### [Task statement]
Wherever the word "standalone" appears in a line, extract that line.

::::

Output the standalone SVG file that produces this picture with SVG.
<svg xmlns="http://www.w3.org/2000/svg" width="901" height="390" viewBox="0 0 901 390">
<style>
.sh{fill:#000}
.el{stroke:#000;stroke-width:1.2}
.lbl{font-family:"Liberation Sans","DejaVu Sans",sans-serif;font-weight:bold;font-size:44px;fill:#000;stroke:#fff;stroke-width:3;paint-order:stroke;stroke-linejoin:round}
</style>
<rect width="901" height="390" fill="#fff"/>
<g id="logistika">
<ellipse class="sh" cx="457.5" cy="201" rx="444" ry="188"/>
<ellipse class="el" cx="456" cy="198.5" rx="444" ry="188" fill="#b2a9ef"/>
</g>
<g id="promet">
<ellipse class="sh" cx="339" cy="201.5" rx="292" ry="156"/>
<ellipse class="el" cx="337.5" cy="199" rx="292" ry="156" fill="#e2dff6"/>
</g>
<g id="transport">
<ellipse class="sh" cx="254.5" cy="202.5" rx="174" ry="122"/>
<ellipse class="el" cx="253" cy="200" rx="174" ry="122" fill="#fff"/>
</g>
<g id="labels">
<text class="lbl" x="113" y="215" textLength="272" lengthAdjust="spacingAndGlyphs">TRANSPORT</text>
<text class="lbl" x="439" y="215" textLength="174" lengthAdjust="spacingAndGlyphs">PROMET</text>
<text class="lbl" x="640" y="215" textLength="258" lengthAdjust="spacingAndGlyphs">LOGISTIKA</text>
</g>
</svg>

::::

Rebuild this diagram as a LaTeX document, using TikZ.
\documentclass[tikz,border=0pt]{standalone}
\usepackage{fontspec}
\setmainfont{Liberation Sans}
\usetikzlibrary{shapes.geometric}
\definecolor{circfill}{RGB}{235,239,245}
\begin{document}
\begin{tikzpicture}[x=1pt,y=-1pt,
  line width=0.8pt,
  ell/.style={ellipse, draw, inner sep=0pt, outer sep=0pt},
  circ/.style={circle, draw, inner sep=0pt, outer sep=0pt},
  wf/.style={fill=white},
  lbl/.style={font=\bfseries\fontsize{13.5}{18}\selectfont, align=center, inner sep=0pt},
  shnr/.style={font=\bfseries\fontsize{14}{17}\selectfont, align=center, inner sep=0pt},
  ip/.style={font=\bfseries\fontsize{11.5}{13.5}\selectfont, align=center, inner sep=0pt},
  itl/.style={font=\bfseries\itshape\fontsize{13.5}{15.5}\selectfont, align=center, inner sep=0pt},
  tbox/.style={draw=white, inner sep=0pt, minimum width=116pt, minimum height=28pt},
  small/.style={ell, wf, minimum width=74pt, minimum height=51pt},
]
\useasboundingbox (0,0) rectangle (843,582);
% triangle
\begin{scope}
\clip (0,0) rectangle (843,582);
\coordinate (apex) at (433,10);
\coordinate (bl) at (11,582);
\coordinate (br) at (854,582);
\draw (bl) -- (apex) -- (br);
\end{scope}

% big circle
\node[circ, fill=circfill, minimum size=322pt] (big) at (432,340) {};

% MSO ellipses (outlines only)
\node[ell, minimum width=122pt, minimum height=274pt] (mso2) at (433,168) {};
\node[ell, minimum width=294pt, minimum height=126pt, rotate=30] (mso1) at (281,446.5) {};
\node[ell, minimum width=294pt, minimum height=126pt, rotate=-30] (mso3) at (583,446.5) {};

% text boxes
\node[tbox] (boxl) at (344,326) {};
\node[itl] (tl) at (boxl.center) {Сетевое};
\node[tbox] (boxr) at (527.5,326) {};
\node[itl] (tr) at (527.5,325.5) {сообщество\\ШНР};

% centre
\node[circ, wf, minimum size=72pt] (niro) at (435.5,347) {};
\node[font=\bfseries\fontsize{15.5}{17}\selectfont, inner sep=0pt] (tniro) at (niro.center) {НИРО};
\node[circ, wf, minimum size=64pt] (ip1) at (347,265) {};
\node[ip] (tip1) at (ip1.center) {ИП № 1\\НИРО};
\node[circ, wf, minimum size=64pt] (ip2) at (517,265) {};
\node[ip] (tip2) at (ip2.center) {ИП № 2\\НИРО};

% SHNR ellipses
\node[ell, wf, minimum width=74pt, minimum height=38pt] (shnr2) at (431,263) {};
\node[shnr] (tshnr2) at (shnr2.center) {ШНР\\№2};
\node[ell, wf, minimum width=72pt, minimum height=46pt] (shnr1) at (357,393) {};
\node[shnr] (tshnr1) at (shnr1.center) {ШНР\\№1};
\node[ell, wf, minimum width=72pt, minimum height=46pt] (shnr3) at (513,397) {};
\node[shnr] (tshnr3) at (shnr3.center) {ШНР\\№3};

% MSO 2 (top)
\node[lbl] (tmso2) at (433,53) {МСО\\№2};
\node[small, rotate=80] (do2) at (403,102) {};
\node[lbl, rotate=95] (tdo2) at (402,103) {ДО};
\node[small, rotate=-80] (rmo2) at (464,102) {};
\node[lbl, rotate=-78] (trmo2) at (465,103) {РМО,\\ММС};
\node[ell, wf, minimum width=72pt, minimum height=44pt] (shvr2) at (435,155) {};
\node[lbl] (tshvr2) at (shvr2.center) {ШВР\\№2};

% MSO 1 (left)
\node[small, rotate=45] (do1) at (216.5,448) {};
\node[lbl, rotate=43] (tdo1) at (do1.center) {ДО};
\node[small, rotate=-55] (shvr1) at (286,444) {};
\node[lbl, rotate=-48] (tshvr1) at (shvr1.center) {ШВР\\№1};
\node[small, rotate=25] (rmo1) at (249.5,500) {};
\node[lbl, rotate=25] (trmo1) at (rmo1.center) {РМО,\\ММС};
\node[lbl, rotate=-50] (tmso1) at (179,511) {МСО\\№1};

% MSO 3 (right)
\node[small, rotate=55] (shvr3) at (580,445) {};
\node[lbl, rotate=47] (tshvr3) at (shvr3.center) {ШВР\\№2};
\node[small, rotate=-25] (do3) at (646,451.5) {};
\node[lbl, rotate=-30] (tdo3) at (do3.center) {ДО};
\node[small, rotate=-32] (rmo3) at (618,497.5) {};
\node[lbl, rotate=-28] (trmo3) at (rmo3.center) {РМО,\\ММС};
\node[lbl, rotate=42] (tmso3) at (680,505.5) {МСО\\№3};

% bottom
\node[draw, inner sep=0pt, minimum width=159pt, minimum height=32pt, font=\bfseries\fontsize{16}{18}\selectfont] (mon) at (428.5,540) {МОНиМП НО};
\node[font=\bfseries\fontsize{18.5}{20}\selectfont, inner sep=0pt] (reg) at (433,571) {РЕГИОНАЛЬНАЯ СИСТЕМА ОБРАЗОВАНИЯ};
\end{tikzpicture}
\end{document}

::::

### [Result]
Output the standalone SVG file that produces this picture with SVG.
\documentclass[tikz,border=0pt]{standalone}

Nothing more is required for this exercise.